Emergency Radio and Communication Power: A Portable Power Requirements Guide
Volume I · May 2026 · 899 words
Power outages disable more than lights and refrigeration — they degrade the communication infrastructure most people rely on for emergency information and coordination. Cellular towers typically have 4–8 hours of battery backup; beyond that, coverage contracts to towers with generator support (often only those co-located with emergency services). This article quantifies the power requirements for maintaining communication continuity across a multi-day outage.
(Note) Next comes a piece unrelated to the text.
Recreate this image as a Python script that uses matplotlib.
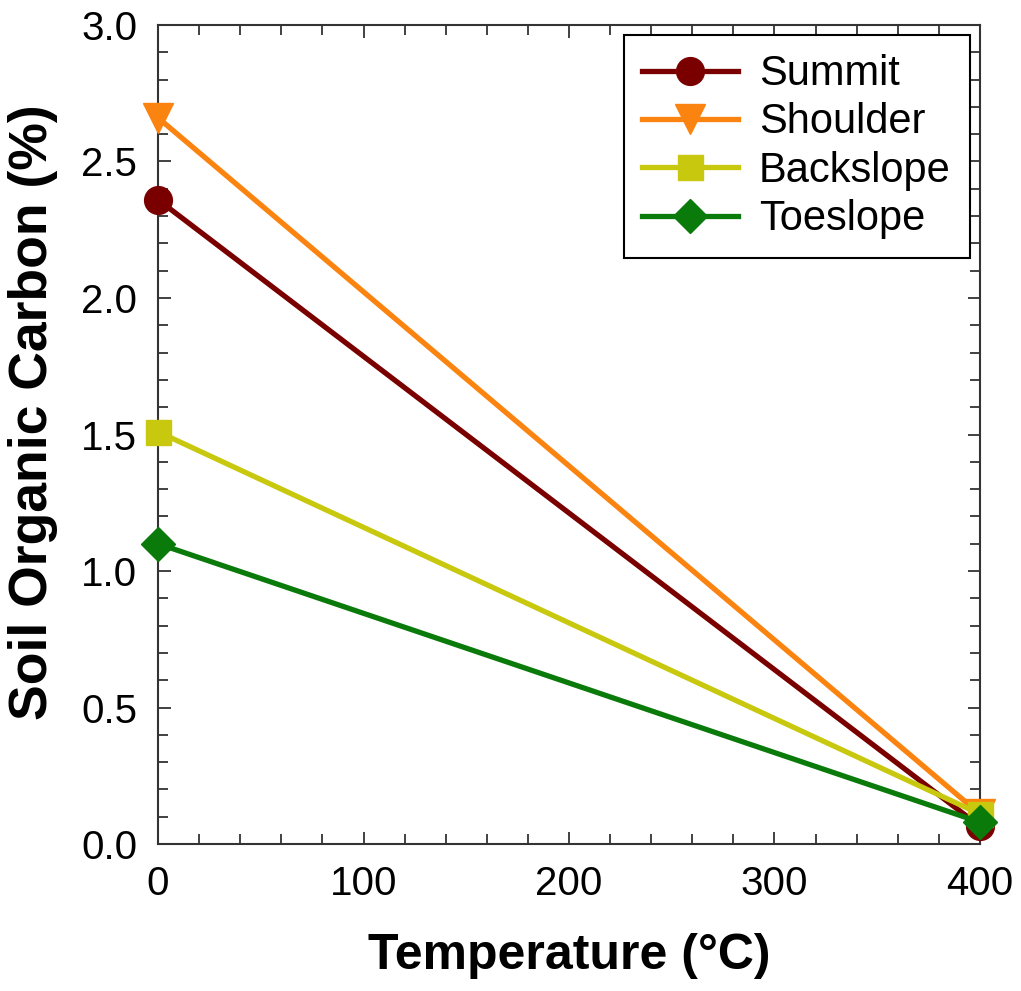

Communication Device Power Budgets
| Device | Power draw | Daily energy (typical use) |
| Smartphone (charging) | 10–18 W while charging (1–2 h/day) | 15–35 Wh |
| Cellular hotspot / MiFi | 3–5 W continuous (USB-powered) | 25–40 Wh (8 h operation) |
| GMRS/FRS two-way radio (charging) | 5–10 W while charging | 5–15 Wh |
| Ham radio (HF/VHF, receive only) | 5–15 W (receive), 50–100 W (transmit) | 40–120 Wh (8 h receive, light transmit) |
| Satellite messenger (inReach, SPOT) | Self-powered (internal battery). Charging: 2–5 W via USB | 2–5 Wh (top-up charging) |
| NOAA weather radio (portable) | 0.5–2 W (receive only). Most use AA/AAA batteries. | 4–16 Wh (8 h operation on rechargeable AAs) |
| Laptop (for information access) | 30–60 W while charging | 30–60 Wh (one full charge) |
Layered Communication Strategy
A resilient communication plan uses multiple layers with different failure modes, each with its own power requirement:
Layer 1: Cellular (hours 0–8 of outage). During the window when cellular towers still have battery backup, a smartphone and cellular hotspot provide full internet access. Power requirement: 50–75 Wh/day.
Layer 2: FM/AM/NOAA broadcast (indefinite, receive-only). Emergency broadcast radio consumes negligible power (1–2 W) and provides official information without requiring transmission infrastructure on your end. A portable radio with hand-crank or solar charging eliminates battery dependency entirely. The Midland ER310 and similar units include solar panels, hand cranks, and USB output — functioning as both a receiver and a small emergency power bank.
Layer 3: Two-way radio (hours 8–72). GMRS/FRS radios provide short-range (1–5 km) voice communication independent of infrastructure. Ham radio (requiring a license) extends range to regional and global scales via repeaters and HF propagation. Power requirement for charging handheld transceivers: 5–15 Wh/day.
Layer 4: Satellite messaging (indefinite, any location). Devices like the Garmin inReach Mini 2 use the Iridium satellite constellation, which is not dependent on terrestrial infrastructure. Internal batteries last 14–30 days in tracking mode with 10-minute intervals. Charging adds 2–5 Wh/day to the power budget — negligible.
Total Daily Power Budget
For a 72-hour outage scenario with full communication continuity:
| Layer | Daily Wh |
| Cellular (smartphone + hotspot, hours 0–8) | 55 |
| Broadcast receiver (8 h operation) | 12 |
| Two-way radio (charging 2 handhelds) | 10 |
| Satellite messenger (top-up charging) | 3 |
| Laptop (one full charge, 60 Wh) | 60 |
| Total | 140 Wh/day |
A 140 Wh/day communication budget is modest — any power station in the 200 Wh+ class provides more than 24 hours of communication continuity. The Jackery Explorer 300 Plus (288 Wh, 233 usable) covers this budget for ~1.7 days without solar input. With a 100 W panel producing 50–65 W under realistic balcony conditions (see our partial shading analysis), 3 hours of sun replenishes the daily communication budget — indefinite operation.
Redundancy vs. Efficiency
A common error is buying one large power station and connecting all communication devices to it. If that single unit fails (inverter fault, BMS lockout, physical damage), all communication is lost simultaneously.
A more resilient architecture uses:
- One primary power station (200–500 Wh) for cellular, laptop, and radio charging
- One small backup battery (50–100 Wh) for the satellite messenger and a smartphone — kept charged and stored separately
- At least one device with independent power: a hand-crank/solar emergency radio that requires no external power source
This architecture tolerates a single power station failure without losing all communication capability. The backup battery and independent radio provide a minimum viable communication link regardless of what happens to the primary power source.
Recommended Equipment
For a complete emergency communication kit with power requirements under 150 Wh/day:
| Power station | Jackery Explorer 300 Plus (288 Wh) |
| Emergency radio | Midland ER310 (solar, hand-crank, USB out) |
| Satellite messenger | Garmin inReach Mini 2 |
| Backup battery | Anker 10,000 mAh power bank (~37 Wh) |
Total: approximately $600 including the power station, providing multi-day communication continuity with solar replenishment. The satellite messenger requires a subscription (~$15/month for safety plan) but provides the only communication layer independent of all terrestrial infrastructure.